For long stretches of my life, I really didn't like myself. By all objective accounts, you'd think that a National Merit Scholar and produced playwright like me would have every reason to think highly of himself, but that's simply never been the case. For no matter how awful or how favorable my circumstances were, a feeling of self-dislike always bubbled under the surface of my mind. It was more visible at some times than others, sure, but it was always there waiting for a sudden disappointment to set it loose.
However, I have recently found some really helpful strategies to help with those feelings. These strategies may or may not be what you'd expect from such a piece of advice, but they are what has helped me, and so I hope that it can help some of you.
I realized a while ago that all intelligent beings have a drive to somehow see themselves in their experience of the world. This is not narcissism (at least as the Narcissus myth is conventionally interpreted), but rather a concrete desire to know that you really exist, that you are not just a subjective phantom, but are real. In ignorance of this desire's existence, many people try to satisfy it by recklessly trying to prove themselves to others. In these cases they look to their actions and others' opinions of them as a mirror in which to see their worth, for they secretly believe that they would stop existing if they stopped their figurative reflection-gazing (Thomas Merton talks about this in his book No Man is an Island). I did this extensively, but I didn't realize that this way of going about it is not only futile, but misses the whole point of the matter.
You see, I have recently found that the best "mirror" to use for this purpose is love. That might sound like a trite cliché, but when you look into the nuances of the idea, you realize that it's quite an effective solution to the problem. As Swedenborg explains, we are all beings of love, and so each person sees herself in what she loves. Love effectively projects one's being onto the outside world, and so as a consequence of this, all a person has to do to effectively see himself is to love somebody else. I learned this only slowly, but I eventually discovered that I could only really get a sense of my true worth by externalizing my concern onto the lives of others.
In that sense, you could say that your heart wants to roam far and wide across your experience of the world, but that if you limit its range to your own experience and concerns, you will stifle it and force it into the captivity of your selfishness. Selfishness, then, amounts to nothing more than an act of self-negation, for by it you force your being to only reside inside your own skin.

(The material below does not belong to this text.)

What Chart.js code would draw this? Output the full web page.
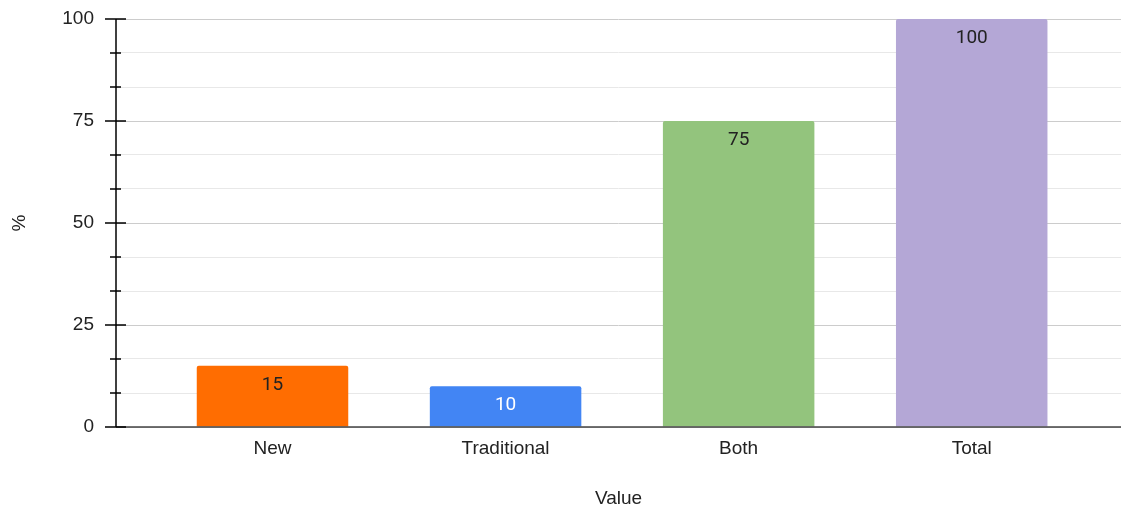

However, I will say that serving others often isn't quite enough to fully establish my self-esteem. While it is true that love externalizes your being, it is not the only emotion to do this. Feelings ranging from anger to despair to anxiety are all images of a person's being, and so it is also true that you can see yourself in all of them. And this is the crucial point, for if you don't value those emotions, you neglect valuing yourself.
On this point, I have discovered that it greatly helps my self-esteem to treat every emotion I feel with value. And I do mean every emotion--whether I feel despair, guilt, spiteful anger, or even lust, I have found it incredibly helpful to respect those feelings and the parts of me from which they come. If I don't do this, I find that I don't feel at home in my own skin; indeed, if I don't trust my emotions, how could I ever learn to trust myself?
Practically speaking, I realized that this means respecting both the physical sensations and the fantasies that the emotion causes in me. I talked about the sensations and fantasies of sexual hunger in the post Letters to a Doubter: on Gender and Sexuality, but it is also true that they exist for every emotion. Take a feeling of anger, for instance: though you may resent the intense sensations involved with anger (for me, they are mainly in the chest) and its sudden fantasies of revenge, for me, forcing these manifestations down only makes the problem worse on a long scale. The same works for despair, its feeling of depressed panic, and its fantasies of emotional self-flagellation: if I aggressively fight those feelings, I fight the only part of me I can concretely see while in the midst of that pain.
To reuse an idea from Adam S. Miller's Letters to a Young Mormon, I have found that it is best to experience the emotional sensation or fantasy without either losing yourself in it or forcing it away. I try to just sit with it--letting the emotion and its manifestations come and go without passing judgment. And as I let this activity of emotion simply happen, I get the sense of increased well-being. I feel more solid, more alive, more real. And I guess I shouldn't expect anything else, for I had just respected the only manifestation of myself I could access in such a dark moment.
So, as far as I can tell, self-esteem is a question of truly believing you exist. If you can't see yourself somehow in your experience of the world, I suspect that you will feel somewhat ghostly and unreal. Fixing this can involve letting your love so shine as to illuminate the whole world of your experience, but it also helps to shine upon your entire emotional life the light of value. Doing these things really make one feel embodied and at home in the world, while without them no one can feel at home anywhere.